Yesterday was just odd, not in a particularly good or bad way. I woke up, certain that I was coming down with something (and I was right). Of course, after watching 45 minutes of Good Morning America, I was convinced that it was swine flu. I felt congested, tired, and a nice phlegmy cough was coming along nicely. I met a woman for lunch at a Lebanese restaurant three blocks from my house. This woman and I have known each other for more than a decade, yet yesterday was only the second time we’ve ever sat down together intentionally. We know a lot of people in common, and we don’t live terribly far from one another. Our stints at a dysfunctional gay newspaper and an equally dysfunctional – but wildly more successful – PR agency overlapped.

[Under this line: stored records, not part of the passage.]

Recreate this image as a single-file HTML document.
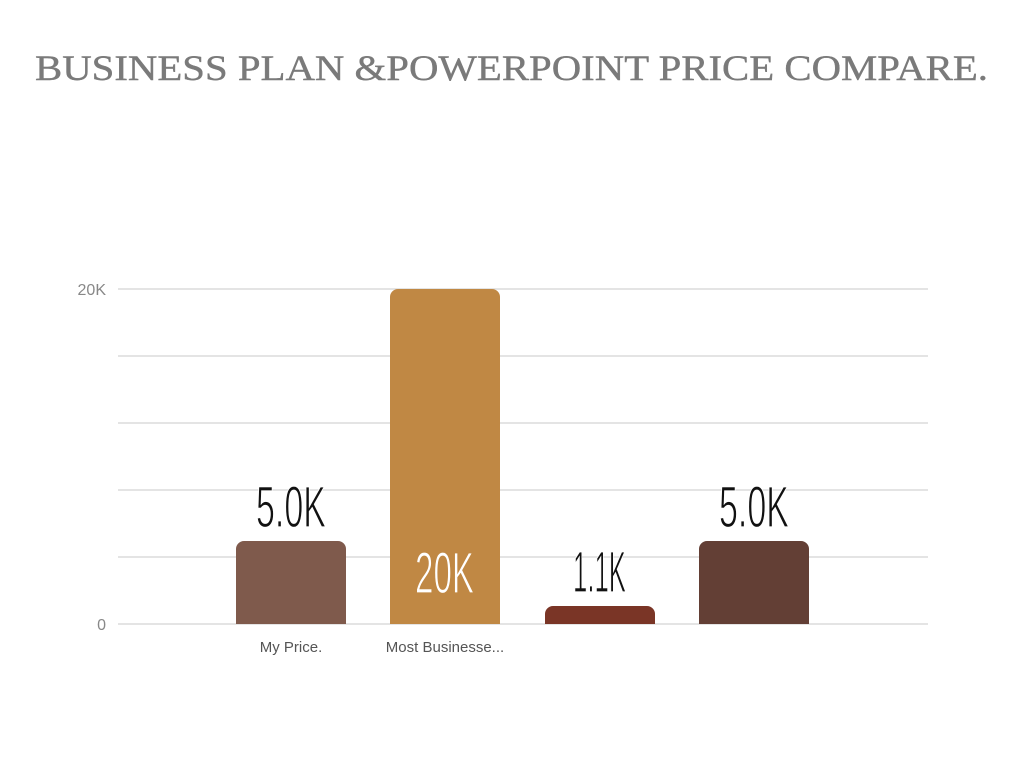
<!DOCTYPE html>
<html><head><style>
body{margin:0;background:#fff;width:1024px;height:768px;overflow:hidden}
</style></head><body>
<svg width="1024" height="768" xmlns="http://www.w3.org/2000/svg">
<text x="35" y="80" font-family="Liberation Serif, serif" font-size="36" fill="#7a7a7a" stroke="#7a7a7a" stroke-width="0.4" textLength="953" lengthAdjust="spacingAndGlyphs">BUSINESS PLAN &amp;POWERPOINT PRICE COMPARE.</text>
<g stroke="#dcdcdc" stroke-width="1.5">
<line x1="118" y1="289" x2="928" y2="289"/>
<line x1="118" y1="356" x2="928" y2="356"/>
<line x1="118" y1="423" x2="928" y2="423"/>
<line x1="118" y1="490" x2="928" y2="490"/>
<line x1="118" y1="557" x2="928" y2="557"/>
<line x1="118" y1="624" x2="928" y2="624"/>
</g>
<g font-family="Liberation Sans, sans-serif" font-size="16" fill="#888" text-anchor="end">
<text x="106" y="295">20K</text>
<text x="106" y="630">0</text>
</g>
<path d="M236,624V549a8,8 0 0 1 8,-8H338a8,8 0 0 1 8,8V624Z" fill="#7f5a4c"/>
<path d="M390,624V297a8,8 0 0 1 8,-8H492a8,8 0 0 1 8,8V624Z" fill="#c08844"/>
<path d="M545,624V614a8,8 0 0 1 8,-8H647a8,8 0 0 1 8,8V624Z" fill="#7a3526"/>
<path d="M699,624V549a8,8 0 0 1 8,-8H801a8,8 0 0 1 8,8V624Z" fill="#633f35"/>
<g font-family="Liberation Sans, sans-serif" font-size="58">
<text x="256" y="527" textLength="70" lengthAdjust="spacingAndGlyphs" fill="#111" stroke="#fff" stroke-width="1.2">5.0K</text>
<text x="415" y="593" textLength="59" lengthAdjust="spacingAndGlyphs" fill="#fff" stroke="#c08844" stroke-width="1.2">20K</text>
<text x="573" y="592" textLength="53" lengthAdjust="spacingAndGlyphs" fill="#111" stroke="#fff" stroke-width="1.2">1.1K</text>
<text x="719" y="527" textLength="70" lengthAdjust="spacingAndGlyphs" fill="#111" stroke="#fff" stroke-width="1.2">5.0K</text>
</g>
<g font-family="Liberation Sans, sans-serif" font-size="15" fill="#555" text-anchor="middle">
<text x="291" y="652">My Price.</text>
<text x="445" y="652">Most Businesse...</text>
</g>
</svg>
</body></html>
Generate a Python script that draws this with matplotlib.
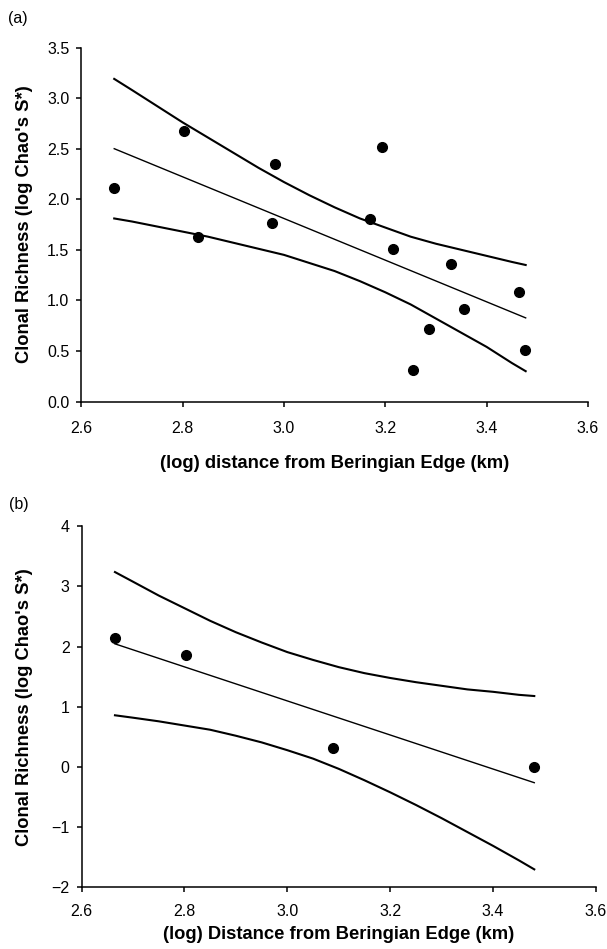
import matplotlib
matplotlib.use('Agg')
import matplotlib.pyplot as plt

plt.rcParams['font.family'] = ['Liberation Sans', 'DejaVu Sans']

# ---- panel (a) ----
a_x = [2.665, 2.803, 2.831, 2.976, 2.982, 3.170, 3.194, 3.216, 3.254, 3.287, 3.330, 3.355, 3.463, 3.476]
a_y = [2.11, 2.67, 1.63, 1.77, 2.35, 1.80, 2.52, 1.51, 0.31, 0.72, 1.36, 0.91, 1.08, 0.51]

a_fit_x = [2.665, 3.477]
a_fit_y = [2.50, 0.827]

# confidence band
a_band_x = [2.665, 2.70, 2.75, 2.80, 2.85, 2.90, 2.95, 3.00, 3.05,
            3.10, 3.15, 3.20, 3.25, 3.30, 3.35, 3.40, 3.45, 3.477]
a_upper = [3.19, 3.08, 2.92, 2.76, 2.61, 2.46, 2.31, 2.17, 2.04,
           1.92, 1.81, 1.72, 1.63, 1.56, 1.50, 1.44, 1.38, 1.35]
a_lower = [1.81, 1.78, 1.73, 1.68, 1.63, 1.57, 1.51, 1.45, 1.37,
           1.29, 1.19, 1.08, 0.96, 0.82, 0.68, 0.54, 0.38, 0.30]

# ---- panel (b) ----
b_x = [2.665, 2.804, 3.089, 3.479]
b_y = [2.15, 1.86, 0.31, 0.0]

b_fit_x = [2.665, 3.48]
b_fit_y = [2.047, -0.26]

b_band_x = [2.665, 2.70, 2.75, 2.80, 2.85, 2.90, 2.95, 3.00, 3.05,
            3.10, 3.15, 3.20, 3.25, 3.30, 3.35, 3.40, 3.45, 3.48]
b_upper = [3.24, 3.08, 2.85, 2.64, 2.43, 2.24, 2.07, 1.91, 1.78,
           1.66, 1.56, 1.48, 1.41, 1.35, 1.29, 1.25, 1.20, 1.18]
b_lower = [0.86, 0.82, 0.76, 0.69, 0.62, 0.52, 0.41, 0.28, 0.14,
           -0.03, -0.22, -0.42, -0.63, -0.85, -1.08, -1.31, -1.55, -1.70]

x_ticks = [2.6, 2.8, 3.0, 3.2, 3.4, 3.6]
a_yticks = [0.0, 0.5, 1.0, 1.5, 2.0, 2.5, 3.0, 3.5]
b_yticks = [-2, -1, 0, 1, 2, 3, 4]

fig = plt.figure(figsize=(6.07, 9.49), dpi=100)
ax1 = fig.add_axes([0.1339, 0.5769, 0.8348, 0.3730])
ax2 = fig.add_axes([0.1343, 0.0649, 0.8476, 0.3805])


def style(ax, xpad):
    for s in ['top', 'right']:
        ax.spines[s].set_visible(False)
    for s in ['left', 'bottom']:
        ax.spines[s].set_linewidth(1.1)
    ax.tick_params(direction='out', length=3.6, width=1.1, labelsize=11.5)
    ax.tick_params(axis='x', pad=xpad)
    ax.tick_params(axis='y', pad=5)


# panel (a)
ax1.plot(a_band_x, a_upper, color='black', lw=1.5)
ax1.plot(a_band_x, a_lower, color='black', lw=1.5)
ax1.plot(a_fit_x, a_fit_y, color='black', lw=1.0)
ax1.plot(a_x, a_y, 'o', color='black', ms=7, clip_on=False)
ax1.set_xlim(2.6, 3.6)
ax1.set_ylim(0, 3.5)
ax1.set_xticks(x_ticks)
ax1.set_xticklabels([f'{t:.1f}' for t in x_ticks])
ax1.set_yticks(a_yticks)
ax1.set_yticklabels([f'{t:.1f}' for t in a_yticks])
style(ax1, 10.5)
ax1.set_xlabel('(log) distance from Beringian Edge (km)', fontsize=13.2,
               fontweight='bold')
ax1.set_ylabel("Clonal Richness (log Chao's S*)", fontsize=13.2,
               fontweight='bold')
ax1.xaxis.set_label_coords(0.5, -0.151)
ax1.yaxis.set_label_coords(-0.0953, 0.5)

# panel (b)
ax2.plot(b_band_x, b_upper, color='black', lw=1.5)
ax2.plot(b_band_x, b_lower, color='black', lw=1.5)
ax2.plot(b_fit_x, b_fit_y, color='black', lw=1.0)
ax2.plot(b_x, b_y, 'o', color='black', ms=7, clip_on=False)
ax2.set_xlim(2.6, 3.6)
ax2.set_ylim(-2, 4)
ax2.set_xticks(x_ticks)
ax2.set_xticklabels([f'{t:.1f}' for t in x_ticks])
ax2.set_yticks(b_yticks)
style(ax2, 8.5)
ax2.set_xlabel('(log) Distance from Beringian Edge (km)', fontsize=13.2,
               fontweight='bold')
ax2.set_ylabel("Clonal Richness (log Chao's S*)", fontsize=13.2,
               fontweight='bold')
ax2.xaxis.set_label_coords(0.5, -0.106)
ax2.yaxis.set_label_coords(-0.0943, 0.5)

fig.text(0.013, 0.981, '(a)', fontsize=11.5, va='center', ha='left')
fig.text(0.015, 0.468, '(b)', fontsize=11.5, va='center', ha='left')

fig.savefig('out.png', dpi=100)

I left that place two years ago, and I’m thrilled thus far with the results, so I asked her why she left, why she stepped down. “I couldn’t lie to people I like,” she said. I asked the waitress about the lemonade, which is fantastic, and she confessed that it’s made of powder. At home later in the afternoon, Bill Clinton’s voice boomed through the radio, saying that “Walter Cronkite was averse to conformity.” Then Barack Obama said that what he admired about Walter Cronkite was that he was more interested in the story than the story line. All of which made me wonder what Walter Cronkite would have made of Obama’s speech to a joint session of Congress last night. It wasn’t Obama’s speech that bugged me. I like the way he speaks, and it still fills me with joy to hear a president of the country where I live get up and talk without butchering the language. It’s the show that’s getting tedious. It’s the merciless and endless slanting and spinning. It’s the fact that I read and watch the news all the time and have no idea what is being proposed, or not, or why, or by whom. That, I think, may have something to do with the fact that for every one member of Congress, there are six full-time lobbyists whose sole focus is healthcare. I love Barack Obama, but I’d be crazy not to believe that he’s as bought and paid for as the rest of them. When there are billions of dollars at stake, regardless of your position, or what you believe your position to be, clarity is a fantasy at best. I watched Glee, which I think is pretty funny, swallowed a clove of frozen garlic – the most effective home remedy I know of – took a Tylenol PM and went to bed. I feel much better today.